In the contemporary music scene, where pop and hip-hop dominate the charts, Stuart Pearson stands out as a singer-songwriter who embraces the authenticity and depth of America's musical roots. In "American Gothic," Pearson gives us a musical experience that takes us back in time, evoking images of ghost towns, endless prairies and adventures on the road. All, however, colored with an innovative aesthetic thanks to fine production.

As already demonstrated throughout his career, Stuart Pearson is not afraid to experiment. In this latest album he makes different traditions coexist in a work of great musical syncretism; fusing, if possible, with even more audacity than in the past typically country and folk sounds with blues inflections and at times gloomy atmospheres of dark-gothic extraction. 

Universal and transversal

The album opens with the track "We Are the Falling Rain," a song in which acoustic guitars create an enveloping atmosphere. Stuart Pearson's scratchy vocals guide the listener through a melody that evokes the feeling of traveling on deserted dirt roads with the wind blowing through one's hair.

The heart of the album is perhaps represented by the track "The Abandoned Carousel" a song written by Hunter Lowry that highlights the depth of Pearson's influences. The distinctive vocal style of an extraordinary Hunter Lowry blends with Pearson's whispery accompaniment, their voices flowing over a sophisticated base that sublimely encapsulates the American singer-songwriter's in-depth musical research. The result is a poignant ballad that evokes love and loss, life and death, melancholy and desolation. Listening to this track one has the feeling of suddenly being dropped into a ghost town immersed in melancholy accompanied by an emotional orchestration that captures the essence of loneliness.

A highlight of the album is definitely the track "One Old Coyote" a song that evokes the atmosphere of the American desert. Here, ethereal sounds create a soundscape that captures the immensity and loneliness of the desert.


"American Gothic" is an album that demonstrates Stuart Pearson's ability to explore universal themes with a unique sensibility, making his songs accessible to a diverse audience.

Musically transcendental lyrically profound

In the age of digital music and endless playlists, Stuart Pearson's "American Gothic" stands out as a complete work, an album that must be listened to from beginning to end to fully grasp its beauty and depth.
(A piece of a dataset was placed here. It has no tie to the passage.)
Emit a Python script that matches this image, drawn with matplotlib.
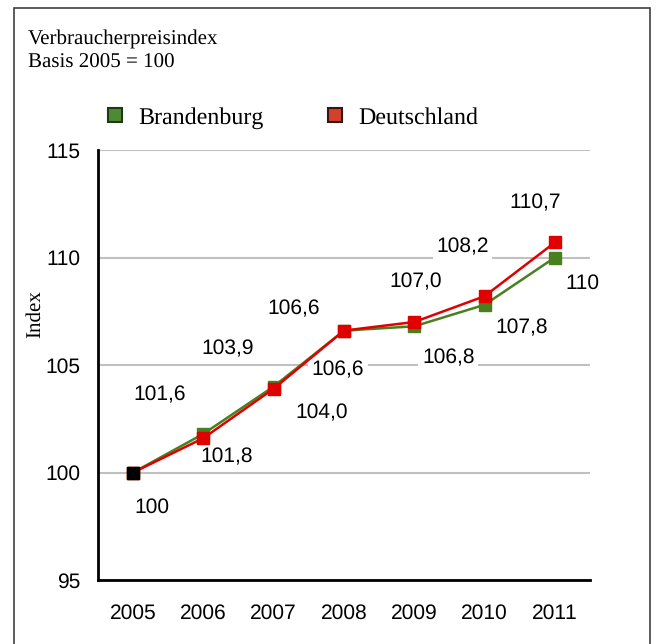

Each track fits seamlessly into the context of the album, creating an experience that transcends mere casual listening.

The deep and poetic lyrics fit well with the mood of the entire work; a particularly poignant feeling can be traced in the track "The Abandoned Carousel."

“They say they never found him
On the day he wandered off
His mother gray and sobbing in the rain
The neighbors are suspicious
And the skeptics always scoff
But we know that it’s happening again

The merry-go-round horses
Snort in paralyzed defeat
Their hooves forever pinned to metal ground
But we know that you better beat
A hasty retreat
If you ever see those horses come unbound

It’s a midnight ride 
At the abandoned carousel
You know you’ve heard the stories
That the older people tell
That midnight ride
That all the nursery rhymes fortell
It takes you around
And around and around

The children always whisper
About the ones that just get lost
We know that they aren’t just a runaway
But somehow even knowing 
Of the price that ride could cost
Makes it doubly hard to turn away

It’s a midnight ride 
At the abandoned carousel
You know you’ve heard the stories
That the older people tell
That midnight ride
That all the nursery rhymes fortell
It takes you around
And around and around”

In "The Abandoned Carousel" there is a glimpse of life passing by, leaving behind more or less important events. The lyrics are a snapshot of a bleak and decaying (but still eternal) place that sees things and witnesses of the place gradually transiting from mundanity to the annihilating state of nothingness, falling into oblivion. 

In conclusion, "American Gothic" is an album that seeps into the listener's soul, taking them on a journey through deep America and the human condition. With his engaging songs and songwriting talent, Pearson proves that he is one of the most authentic and recognizable interpreters of the dark country genre. The album is a declaration of love for music and storytelling, and stands as a milestone in Stuart Pearson's career. If you are looking for a musical experience that touches the chords of the soul and transports you to faraway places, "American Gothic" is definitely an album to listen to.